Yôko Ogawa a signé ce recueil de nouvelles sous le signe de la poésie une fois encore, ce qui semble être sa marque de fabrique. Entre fantaisie et réalité, suggéré et présenté, elle nous emmène dans un monde presque enfantin où il est bon de se blottir. Je m’y suis installée confortablement parmi ces 7 histoires composant « La mer » et me suis laissée bercer par la mélodie Ogawa, une musique délicate et enivrante.
Les rencontres sont mises à l’honneur, celles qui arrivent sur le chemin sans crier gare et qui permettent à l’un ou l’autre des protagonistes de remettre en question sa façon de voir habituellement les choses. La magie issue de ces rencontres prend pour eux, comme pour le lecteur. Comme dans « L’annulaire », son imagination est parfois sollicitée.

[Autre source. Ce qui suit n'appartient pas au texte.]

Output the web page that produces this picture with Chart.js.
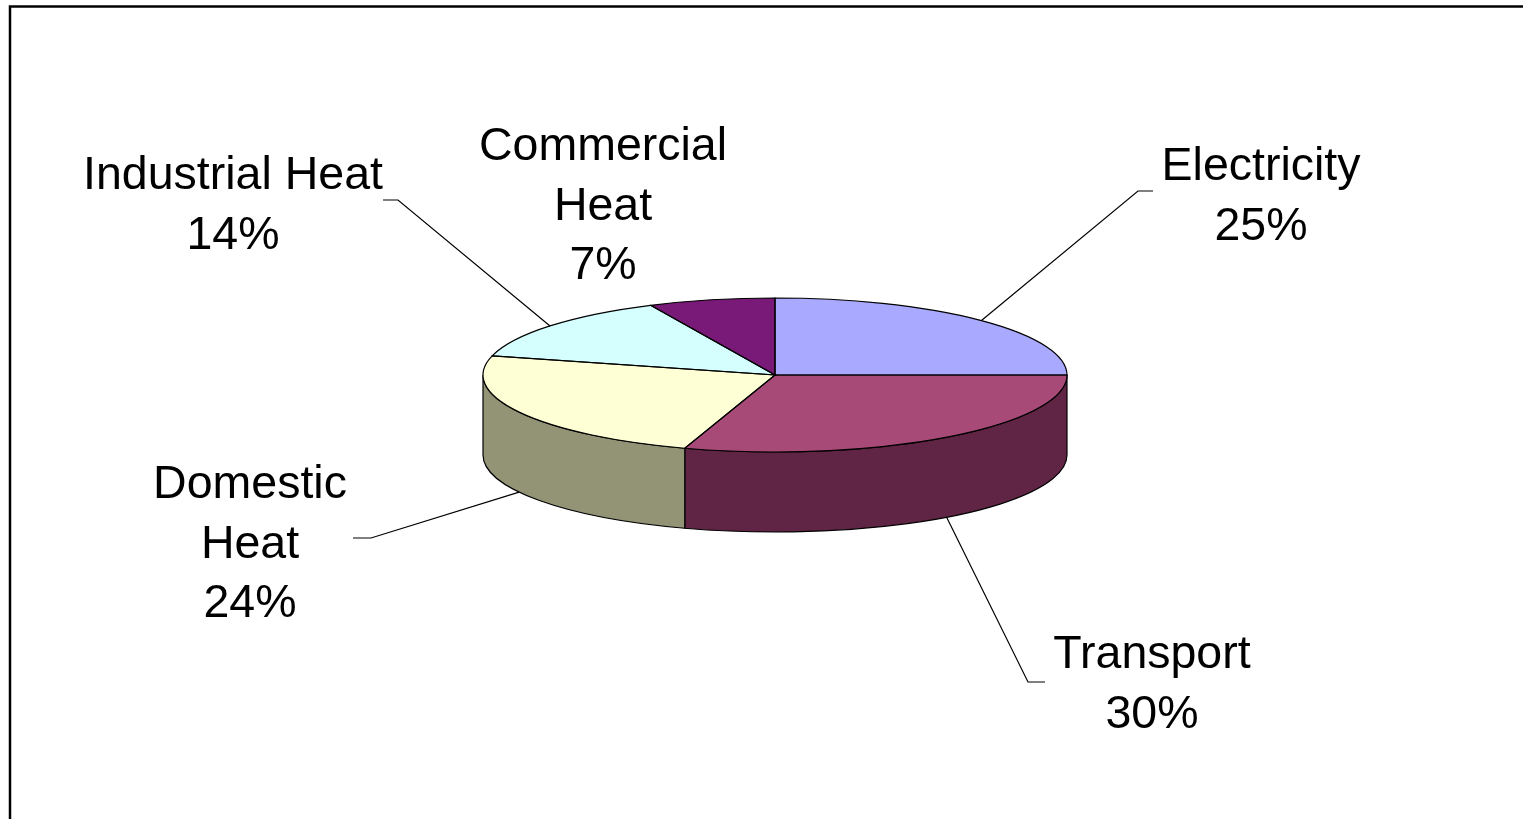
<!DOCTYPE html>
<html>
<head>
<meta charset="utf-8">
<script src="https://cdn.jsdelivr.net/npm/chart.js@4.4.0/dist/chart.umd.min.js"></script>
<style>
  html, body { margin: 0; padding: 0; background: #ffffff; overflow: hidden; }
  #wrap { width: 1523px; height: 819px; position: relative; }
</style>
</head>
<body>
<div id="wrap"><canvas id="c" width="1523" height="819"></canvas></div>
<script>
// ---- data ----
const categories = ['Electricity', 'Transport', 'Domestic Heat', 'Industrial Heat', 'Commercial Heat'];
const shares = [25, 30, 24, 14, 7];
const labelNameLines = [['Electricity'], ['Transport'], ['Domestic', 'Heat'], ['Industrial Heat'], ['Commercial', 'Heat']];

// ---- styles ----
const topColors = ['#A9A9FF', '#A84A78', '#FFFFD5', '#D5FFFF', '#7A1A78'];
const sideColors = ['#5E5E8E', '#602444', '#939376', '#77908F', '#440E43'];

// ---- layout (label placement, not data) ----
const tilt = 77 / 292;     // vertical squash of the pie top
const depth = 80;          // pie thickness in px
const fontPx = 46.5;
const lineGap = 59.5;
const labelLayout = [
  { x: 1261, y: 180, leader: [[1138, 191], [1153, 191]], fromBottom: false },
  { x: 1152, y: 668, leader: [[1028, 682], [1045, 682]], fromBottom: true },
  { x: 250,  y: 498, leader: [[371, 538], [353, 538]], fromBottom: true },
  { x: 233,  y: 189, leader: [[398, 200], [383, 200]], fromBottom: false },
  { x: 603,  y: 160, leader: null, fromBottom: false }
];

function arcsOf(chart) {
  return chart.getDatasetMeta(0).data.map(el => el.getProps(['x', 'y', 'startAngle', 'endAngle', 'outerRadius'], true));
}

const pie3d = {
  id: 'pie3d',
  beforeDraw(chart) {
    const ctx = chart.ctx;
    ctx.save();
    ctx.fillStyle = '#ffffff';
    ctx.fillRect(0, 0, chart.width, chart.height);
    ctx.strokeStyle = '#000000';
    ctx.lineWidth = 2.5;
    ctx.strokeRect(10, 6.5, 1540, 840);
    ctx.restore();
  },
  beforeDatasetsDraw(chart) {
    const ctx = chart.ctx;
    const arcs = arcsOf(chart);
    const cx = arcs[0].x, cy = arcs[0].y, rx = arcs[0].outerRadius, ry = rx * tilt;
    // side walls (front half only: canvas angles 0..PI)
    ctx.save();
    ctx.lineWidth = 1.2;
    ctx.strokeStyle = '#000000';
    arcs.forEach((a, i) => {
      const s = Math.max(a.startAngle, 0), e = Math.min(a.endAngle, Math.PI);
      if (e <= s) return;
      ctx.beginPath();
      ctx.ellipse(cx, cy, rx, ry, 0, s, e, false);
      ctx.lineTo(cx + rx * Math.cos(e), cy + ry * Math.sin(e) + depth);
      ctx.ellipse(cx, cy + depth, rx, ry, 0, e, s, true);
      ctx.closePath();
      ctx.fillStyle = sideColors[i];
      ctx.fill();
      ctx.stroke();
    });
    ctx.restore();
    // squash the top face drawn by the library
    ctx.save();
    ctx.translate(0, cy);
    ctx.scale(1, tilt);
    ctx.translate(0, -cy);
  },
  afterDatasetsDraw(chart) {
    const ctx = chart.ctx;
    ctx.restore();
    const arcs = arcsOf(chart);
    const cx = arcs[0].x, cy = arcs[0].y, rx = arcs[0].outerRadius, ry = rx * tilt;
    // outlines of top face
    ctx.save();
    ctx.lineWidth = 1.2;
    ctx.strokeStyle = '#000000';
    arcs.forEach(a => {
      ctx.beginPath();
      ctx.moveTo(cx, cy);
      ctx.lineTo(cx + rx * Math.cos(a.startAngle), cy + ry * Math.sin(a.startAngle));
      ctx.ellipse(cx, cy, rx, ry, 0, a.startAngle, a.endAngle, false);
      ctx.closePath();
      ctx.stroke();
    });
    // leader lines
    ctx.strokeStyle = '#000000';
    ctx.lineWidth = 1.2;
    arcs.forEach((a, i) => {
      const L = labelLayout[i];
      if (!L.leader) return;
      const mid = (a.startAngle + a.endAngle) / 2;
      const sx = cx + rx * Math.cos(mid);
      const sy = cy + ry * Math.sin(mid) + (L.fromBottom ? depth : 0);
      ctx.beginPath();
      ctx.moveTo(sx, sy);
      L.leader.forEach(p => ctx.lineTo(p[0], p[1]));
      ctx.stroke();
    });
    // labels
    ctx.fillStyle = '#000000';
    ctx.font = fontPx + 'px "Liberation Sans", Arial, sans-serif';
    ctx.textAlign = 'center';
    ctx.textBaseline = 'alphabetic';
    categories.forEach((c, i) => {
      const L = labelLayout[i];
      const lines = labelNameLines[i].concat([shares[i] + '%']);
      lines.forEach((t, k) => ctx.fillText(t, L.x, L.y + k * lineGap));
    });
    ctx.restore();
  }
};

// chart area chosen so that the pie centre sits at (775, 375) with radius 292
new Chart(document.getElementById('c'), {
  type: 'pie',
  data: {
    labels: categories,
    datasets: [{
      data: shares,
      backgroundColor: topColors,
      borderWidth: 0,
      hoverOffset: 0
    }]
  },
  options: {
    responsive: false,
    animation: false,
    events: [],
    rotation: 0,
    layout: { padding: { left: 483, right: 456, top: 83, bottom: 152 } },
    plugins: {
      legend: { display: false },
      tooltip: { enabled: false }
    }
  },
  plugins: [pie3d]
});
</script>
</body>
</html>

Elle lui permettra d’entrer dans un univers enchanteur et de ressentir au mieux l’attrait de cette rencontre, qui se passe bien souvent entre des personnages au cœur tendre.
Il s’agira de vivre passionnément ce timide échange entre futurs beaux-frères à propos de l’invention par l’un d’eux d’un instrument de musique unique au monde fait à partir d’une vessie de baleine, dont le son a le don d’emmener loin, très loin (« La mer ») ; l’amitié naissante entre un homme se situant en marge d’une société parmi laquelle il ne se retrouve plus et la petite-fille de sa propriétaire, âgée de 6 ans, muette depuis la mort de ses parents (« Le camion de poussins ») ; ou encore le défi lancé entre deux vieilles dames profitant d’un city-trip à Vienne pour retrouver un ancien amant perdu de vue depuis 30 ans (« Voyage à Vienne »).

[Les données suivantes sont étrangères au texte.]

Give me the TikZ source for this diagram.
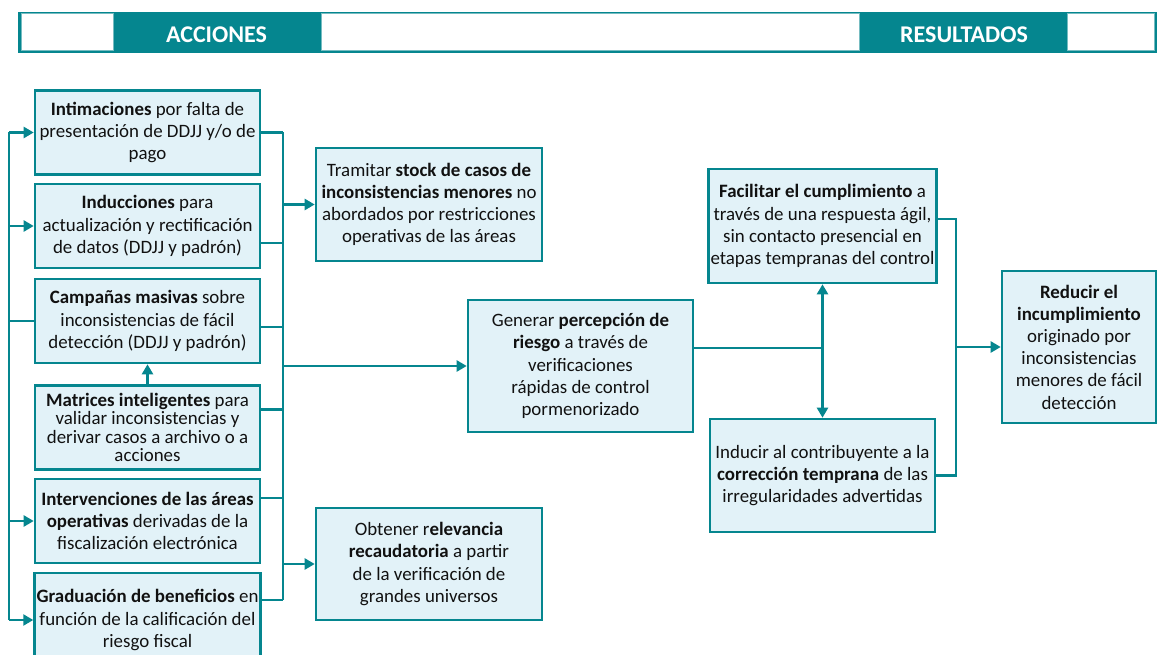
\documentclass[tikz,border=0pt]{standalone}
\usepackage{fontspec}
\setmainfont{Carlito}
\usetikzlibrary{arrows.meta, positioning, calc}
\definecolor{cteal}{HTML}{05868F}
\definecolor{clight}{HTML}{E2F2F8}
\definecolor{ctext}{HTML}{111111}
\tikzset{
  every picture/.style={font=\fontsize{18.9}{22.2}\selectfont, line width=2.3pt},
  box/.style={draw=cteal, fill=clight, line width=2.6pt, align=center, inner sep=2pt, text=ctext},
  arrow/.style={-{Triangle[length=10pt, width=11pt]}, draw=cteal, line width=2.3pt},
  dblarrow/.style={{Triangle[length=10pt, width=11pt]}-{Triangle[length=10pt, width=11pt]}, draw=cteal, line width=2.3pt},
  link/.style={draw=cteal, line width=2.3pt},
  head/.style={font=\fontsize{24}{26}\selectfont\bfseries, text=white},
  cell/.style={fill=white, draw=cteal!55, line width=1pt},
}

\begin{document}
\begin{tikzpicture}[x=1pt, y=-1pt,
  a/.style={box, minimum width=225pt, minimum height=84pt},
  r/.style={box, minimum width=226pt, minimum height=113pt}]
  \useasboundingbox (0,0) rectangle (1158,655);
  % ---------- header
  \fill[cteal] (18,12) rectangle (1157,53);
  \draw[cell] (21,14) rectangle (113,51);
  \draw[cell] (321,14) rectangle (859,51);
  \draw[cell] (1067,14) rectangle (1154,51);
  \node[head] (hacc) at (216.5,35) {ACCIONES};
  \node[head] (hres) at (964,35) {RESULTADOS};
  % ---------- acciones
  \node[a] (b1) at (147.5,132.5) {\textbf{Intimaciones} por falta de\\presentación de DDJJ y/o de\\pago};
  \node[a] (b2) at (147.5,226) {\textbf{Inducciones} para\\actualización y rectificación\\de datos (DDJJ y padrón)};
  \node[a] (b3) at (147.5,321) {\textbf{Campañas masivas} sobre\\inconsistencias de fácil\\detección (DDJJ y padrón)};
  \node[a, font=\fontsize{18.9}{18.5}\selectfont] (b4) at (147.5,427.5) {\textbf{Matrices inteligentes} para\\validar inconsistencias y\\derivar casos a archivo o a\\acciones};
  \node[a] (b5) at (147.5,521) {\textbf{Intervenciones de las áreas}\\\textbf{operativas} derivadas de la\\fiscalización electrónica};
  \node[a, minimum height=94pt] (b6) at (147.5,620) {\textbf{Graduación de beneficios} en\\función de la calificación del\\riesgo fiscal};
  % ---------- objetivos
  \node[r] (tra) at (429,204.5) {Tramitar \textbf{stock de casos de}\\\textbf{inconsistencias menores} no\\abordados por restricciones\\operativas de las áreas};
  \node[r, minimum width=225pt, minimum height=132pt] (gen) at (580.5,366) {Generar \textbf{percepción de}\\\textbf{riesgo} a través de\\verificaciones\\rápidas de control\\pormenorizado};
  \node[r, minimum height=112pt] (obt) at (429,564) {Obtener r\textbf{elevancia}\\\textbf{recaudatoria} a partir\\de la verificación de\\grandes universos};
  % ---------- resultados
  \node[r, minimum width=225pt, minimum height=114pt] (fac) at (822.5,226) {\textbf{Facilitar el cumplimiento} a\\través de una respuesta ágil,\\sin contacto presencial en\\etapas tempranas del control};
  \node[r, minimum width=225pt] (ind) at (822.5,475.5) {Inducir al contribuyente a la\\\textbf{corrección temprana} de las\\irregularidades advertidas};
  \node[box, minimum width=154pt, minimum height=152pt] (red) at (1079,347) {\textbf{Reducir el}\\\textbf{incumplimiento}\\originado por\\inconsistencias\\menores de fácil\\detección};
  % ---------- connectors
  \coordinate (lbus) at (9,0);
  \coordinate (rbus) at (283,0);
  \coordinate (obus) at (956,0);
  \draw[link] (b3.west) -- (b3.west -| lbus);
  \draw[link] (b1.west -| lbus) -- (b6.west -| lbus);
  \foreach \i in {1,2,5,6} \draw[arrow] (b\i.west -| lbus) -- (b\i.west);
  \draw[arrow] (b4.north) -- (b3.south);
  \foreach \i/\d in {1/0,2/-17,3/-6,4/18,5/23,6/20}
    \draw[link] ([yshift=\d pt]b\i.east) coordinate (p\i) -- (p\i -| rbus);
  \draw[link] (p1 -| rbus) -- (p6 -| rbus);
  \foreach \n in {tra,gen,obt} \draw[arrow] (\n.west -| rbus) -- (\n.west);
  \draw[link] ([yshift=18pt]gen.east) coordinate (g1) -- (g1 -| fac.south);
  \draw[dblarrow] (fac.south) -- (ind.north);
  \draw[link] ([yshift=7pt]fac.east) coordinate (f1) -- (f1 -| obus) -- (ind.east -| obus) -- (ind.east);
  \draw[arrow] (red.west -| obus) -- (red.west);
\end{tikzpicture}
\end{document}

Un souvenir qui n’a pas de titre s’oublie facilement. » (p.134)
Dès les premiers mots, Ogawa introduit un contexte, présente des personnages attendrissants et capte l’attention de son lecteur grâce à un enchaînement de mots tout en harmonie et un suspens qui ne s’essouffle pas. Les éléments sont dévoilés au fil des pages, semant la poésie au compte-goutte, qui caractérise si bien sa plume.
Les nouvelles sont variées, tant au niveau du fond que de la forme. On passe d’histoires plus longues de quelques 20 pages, à de très courts moments narrés sur 1 page seulement. Et l’impact n’en est pas moindre!
L’invitation au voyage est réussie, avec les scènes se déroulant aussi bien dans la capitale autrichienne que dans un bureau de dactylographie ou encore à bord d’un bâteau-mouche.
C’est un recueil qui m’a emportée, plus encore que son roman lu dernièrement, pour cette petite pointe de naïveté et de tendresse. Je n’en ai pas terminé avec cette auteure!
Participation au mois de la nouvelle de Flo.
Yôko Ogawa, « La mer », Editions Actes Sud, 2009, (Babel, 2013), 149 pages.